The ’97-’98 Phoenix Suns, led by Coach Danny Ainge, finished with a 56-26 record. They did so with a starting lineup that, for the majority of the season, consisted of Rex Chapman (6-foot-4-inches), Jason Kidd (6-foot-4-inches), George McCloud (6-foot-6-inches), Antonio McDyess (6-foot-9-inches), and Clifford Robinson (6-foot-11-inches).

While this team may have finished with a favorable record, they had two players in McDyess and Robinson who stood taller than everyone in Houston’s current starting lineup. The Suns also benefited from a very favorable schedule, as their -0.75 strength of schedule ranked 26th-hardest in the league. Meanwhile, the Rockets have the 8th-hardest schedule in the league at 4.50 SOS.

However, the Rockets have an advantage that the Suns did not–their offense. While the Suns had two players in Chapman and McDyess average over 15 points per game that season, the Rockets still clearly have the offensive advantage. They have a player averaging 34.5 points per game in James Harden, and they also have Russell Westbrook, who averages 27.5 points per game. The Suns and the Rockets are still fundamentally different teams, but this ’98 Suns team provides a good example for a small-ball team.

1988-1989 Golden State Warriors

While the Golden State Warriors certainly had some advantages playing small-ball, they are a great example of the drawbacks that playing small-ball can cause.

The Warriors had 7-foot-4-inch center Ralph Sampson roaming the court, but he only played in 61 out of a possible 82 games that season. When he was out, Coach Don Nelson would switch it up by inserting a third guard, commonly reducing the lineup’s size so that no player was taller than 6-foot-8-inches. This lineup commonly consists of Winston Garland (6-foot-2-inches), Rod Higgins (6-foot-7-inches), Chris Mullin (6-foot-6-inches), Mitch Richmond (6-foot-5-inches), and Larry Smith (6-foot-8-inches).

While this lineup may have been fast, it had its drawbacks. The Warriors’ overall record was 43-39, which was only good for seventh in the West. Additionally, they had a somewhat poor defense, finishing worst in the league in opponents’ points per game (116.9).

While this lineup is similar to the Rockets in stature, the NBA has changed a lot over the past 30 years.

1996-97 Houston Rockets

Although this team played over 20 years ago, it still shares many similarities with today’s Rockets.
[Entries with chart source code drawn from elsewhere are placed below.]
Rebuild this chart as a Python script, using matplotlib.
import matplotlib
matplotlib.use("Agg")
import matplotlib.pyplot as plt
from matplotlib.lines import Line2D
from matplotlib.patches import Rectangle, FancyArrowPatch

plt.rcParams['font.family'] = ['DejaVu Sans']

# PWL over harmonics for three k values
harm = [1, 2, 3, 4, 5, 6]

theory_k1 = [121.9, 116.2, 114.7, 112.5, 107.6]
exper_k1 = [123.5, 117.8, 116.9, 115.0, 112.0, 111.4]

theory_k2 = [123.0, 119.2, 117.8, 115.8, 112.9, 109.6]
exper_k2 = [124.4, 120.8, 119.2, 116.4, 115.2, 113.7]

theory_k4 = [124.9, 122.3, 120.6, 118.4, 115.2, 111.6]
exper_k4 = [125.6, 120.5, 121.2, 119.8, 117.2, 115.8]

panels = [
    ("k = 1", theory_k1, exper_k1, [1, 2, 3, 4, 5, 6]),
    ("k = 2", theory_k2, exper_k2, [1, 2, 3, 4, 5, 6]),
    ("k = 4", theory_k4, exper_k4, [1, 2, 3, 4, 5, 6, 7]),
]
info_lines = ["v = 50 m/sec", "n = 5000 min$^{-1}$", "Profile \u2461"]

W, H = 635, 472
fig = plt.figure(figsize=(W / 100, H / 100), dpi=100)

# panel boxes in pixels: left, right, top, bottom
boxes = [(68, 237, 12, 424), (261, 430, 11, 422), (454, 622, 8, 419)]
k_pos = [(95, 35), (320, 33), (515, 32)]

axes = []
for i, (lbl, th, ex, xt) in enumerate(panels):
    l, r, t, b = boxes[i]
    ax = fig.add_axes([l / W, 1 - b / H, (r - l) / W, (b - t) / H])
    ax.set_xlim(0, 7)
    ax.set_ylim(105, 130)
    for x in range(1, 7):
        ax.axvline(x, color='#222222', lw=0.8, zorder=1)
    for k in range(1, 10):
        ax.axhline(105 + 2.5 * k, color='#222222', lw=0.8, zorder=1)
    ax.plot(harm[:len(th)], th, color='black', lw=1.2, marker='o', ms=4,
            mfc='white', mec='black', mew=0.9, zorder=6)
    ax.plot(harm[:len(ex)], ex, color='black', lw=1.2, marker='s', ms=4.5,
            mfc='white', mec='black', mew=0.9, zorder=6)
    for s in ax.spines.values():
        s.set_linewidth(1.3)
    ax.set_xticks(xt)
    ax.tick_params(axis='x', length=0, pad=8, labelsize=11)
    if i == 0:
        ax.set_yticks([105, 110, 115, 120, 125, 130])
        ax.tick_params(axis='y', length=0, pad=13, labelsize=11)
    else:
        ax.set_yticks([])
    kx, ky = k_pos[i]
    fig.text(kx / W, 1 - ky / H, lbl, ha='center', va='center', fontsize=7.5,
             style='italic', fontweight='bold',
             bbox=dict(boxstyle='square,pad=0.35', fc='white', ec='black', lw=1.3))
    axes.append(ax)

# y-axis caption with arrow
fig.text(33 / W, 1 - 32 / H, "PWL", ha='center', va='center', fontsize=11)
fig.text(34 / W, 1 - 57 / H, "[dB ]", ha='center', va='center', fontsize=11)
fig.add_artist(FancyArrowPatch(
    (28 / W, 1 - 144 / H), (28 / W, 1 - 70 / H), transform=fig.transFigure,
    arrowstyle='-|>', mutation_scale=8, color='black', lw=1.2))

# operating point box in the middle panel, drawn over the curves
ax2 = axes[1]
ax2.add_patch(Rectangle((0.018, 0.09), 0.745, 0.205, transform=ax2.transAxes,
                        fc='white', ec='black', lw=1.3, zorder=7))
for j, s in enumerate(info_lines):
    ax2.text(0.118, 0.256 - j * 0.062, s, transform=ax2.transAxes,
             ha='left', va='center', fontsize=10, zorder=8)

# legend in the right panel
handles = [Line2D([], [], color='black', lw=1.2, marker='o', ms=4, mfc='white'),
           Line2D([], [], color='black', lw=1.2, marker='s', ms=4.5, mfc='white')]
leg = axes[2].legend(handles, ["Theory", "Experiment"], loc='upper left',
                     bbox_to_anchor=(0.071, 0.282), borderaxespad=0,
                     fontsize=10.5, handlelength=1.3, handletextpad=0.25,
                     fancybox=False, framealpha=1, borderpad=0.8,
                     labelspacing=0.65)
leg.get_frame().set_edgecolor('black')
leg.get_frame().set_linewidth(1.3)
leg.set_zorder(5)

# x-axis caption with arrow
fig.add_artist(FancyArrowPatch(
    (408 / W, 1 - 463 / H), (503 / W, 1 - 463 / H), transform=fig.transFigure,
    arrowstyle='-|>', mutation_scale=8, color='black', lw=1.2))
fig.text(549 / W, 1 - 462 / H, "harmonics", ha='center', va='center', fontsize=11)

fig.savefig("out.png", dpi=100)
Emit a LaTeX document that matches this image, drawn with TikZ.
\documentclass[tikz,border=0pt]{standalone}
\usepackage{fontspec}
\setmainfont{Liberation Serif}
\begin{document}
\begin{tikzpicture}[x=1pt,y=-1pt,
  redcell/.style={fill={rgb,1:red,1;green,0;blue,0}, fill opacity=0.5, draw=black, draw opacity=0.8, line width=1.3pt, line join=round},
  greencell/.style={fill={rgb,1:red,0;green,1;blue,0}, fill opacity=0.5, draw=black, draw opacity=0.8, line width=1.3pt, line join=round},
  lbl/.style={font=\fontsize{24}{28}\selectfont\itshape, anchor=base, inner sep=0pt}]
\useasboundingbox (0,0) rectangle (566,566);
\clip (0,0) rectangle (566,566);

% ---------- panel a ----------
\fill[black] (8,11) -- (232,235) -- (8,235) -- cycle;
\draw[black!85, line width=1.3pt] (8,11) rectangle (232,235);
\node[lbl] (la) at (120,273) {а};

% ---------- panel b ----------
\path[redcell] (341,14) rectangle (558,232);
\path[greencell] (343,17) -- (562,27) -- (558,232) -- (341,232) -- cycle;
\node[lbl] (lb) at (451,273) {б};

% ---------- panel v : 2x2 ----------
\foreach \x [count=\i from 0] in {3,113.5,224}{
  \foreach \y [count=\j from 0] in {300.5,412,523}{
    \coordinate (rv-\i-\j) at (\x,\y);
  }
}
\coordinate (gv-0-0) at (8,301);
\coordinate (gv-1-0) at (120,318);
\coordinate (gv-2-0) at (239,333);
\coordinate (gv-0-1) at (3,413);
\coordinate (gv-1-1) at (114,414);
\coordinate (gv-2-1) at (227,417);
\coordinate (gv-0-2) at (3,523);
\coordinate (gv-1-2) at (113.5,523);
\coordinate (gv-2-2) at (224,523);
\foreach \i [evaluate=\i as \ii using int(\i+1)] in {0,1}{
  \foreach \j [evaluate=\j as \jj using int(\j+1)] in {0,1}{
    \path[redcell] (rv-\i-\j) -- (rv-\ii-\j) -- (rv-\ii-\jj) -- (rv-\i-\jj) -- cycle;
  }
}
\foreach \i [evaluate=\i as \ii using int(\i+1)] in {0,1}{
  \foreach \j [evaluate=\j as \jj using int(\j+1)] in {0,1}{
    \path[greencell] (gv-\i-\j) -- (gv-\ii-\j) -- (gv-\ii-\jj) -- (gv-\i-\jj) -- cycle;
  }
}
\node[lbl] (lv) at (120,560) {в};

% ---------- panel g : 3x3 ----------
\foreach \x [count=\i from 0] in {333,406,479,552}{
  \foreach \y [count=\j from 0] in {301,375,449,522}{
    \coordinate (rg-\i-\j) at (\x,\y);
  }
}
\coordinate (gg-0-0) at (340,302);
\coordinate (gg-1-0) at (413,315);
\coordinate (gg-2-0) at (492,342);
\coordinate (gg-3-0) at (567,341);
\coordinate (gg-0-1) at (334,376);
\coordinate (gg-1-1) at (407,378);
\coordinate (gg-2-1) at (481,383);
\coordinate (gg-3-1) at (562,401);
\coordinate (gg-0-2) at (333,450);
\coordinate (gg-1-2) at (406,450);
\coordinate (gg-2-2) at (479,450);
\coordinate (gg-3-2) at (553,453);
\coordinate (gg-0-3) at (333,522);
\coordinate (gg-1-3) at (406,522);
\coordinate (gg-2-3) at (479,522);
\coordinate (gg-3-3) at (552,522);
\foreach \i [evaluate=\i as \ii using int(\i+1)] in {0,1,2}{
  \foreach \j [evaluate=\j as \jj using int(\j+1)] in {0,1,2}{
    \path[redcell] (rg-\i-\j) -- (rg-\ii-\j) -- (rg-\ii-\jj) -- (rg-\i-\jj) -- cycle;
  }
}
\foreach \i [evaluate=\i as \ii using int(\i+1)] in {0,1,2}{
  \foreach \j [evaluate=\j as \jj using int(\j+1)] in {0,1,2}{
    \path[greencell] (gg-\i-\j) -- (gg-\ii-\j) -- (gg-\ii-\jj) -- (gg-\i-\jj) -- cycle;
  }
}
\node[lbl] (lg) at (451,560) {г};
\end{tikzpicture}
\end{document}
For one, the 1996-97 Rockets finished with a record of 57-25, which was good for third in the West. Additionally, this Rockets team had a winning percentage of .695, which is similar to the current Rockets winning percentage of .629.

This Houston team, coached by Rudy Tomjanovich, usually had a starting lineup of Charles Barkley (6-foot-6-inches), Clyde Drexler (6-foot-7-inches), Mario Elie (6-foot-5-inches), Matt Maloney (6-foot-3-inches), and Hakeem Olajuwon (7-feet). Although some say this isn’t a “true” small-ball team due to Olajuwon’s size, the average height of this roster (6-foot-5.5-inches) is only one inch shorter than the current Rockets.

While this team did fall to the Utah Jazz in the Western Conference semifinals, their success and makeup proves that the Rockets can be successful with the small-ball lineup.

Although the small-ball lineup has worked before, this lineup is different than most. While the 2020 Rockets has an average height of 6-foot-4.5-inches, including a 6-foot-5-inch center, they also have two 25 PPG scorers in Russell Westbrook and James Harden.

Small-ball teams have been successful in the past, with multiple 50-win seasons, but none of these teams had to play LeBron James’ Lakers or Giannis Antetokounmpo’s Bucks. While Houston may be successful with their high offensive output and double-teaming defense, this strategy will not be viable come playoff time. Other teams will be planning for Houston’s unconventional gameplan, and while the Rockets should win a series or two with their potent offense this team is just too overmatched to contend with the likes of Milwaukee or the Lakers.

This team has fallen in the late stages of the Western Conference playoffs several times in the past few years, and unfortunately it appears as though they will again this year.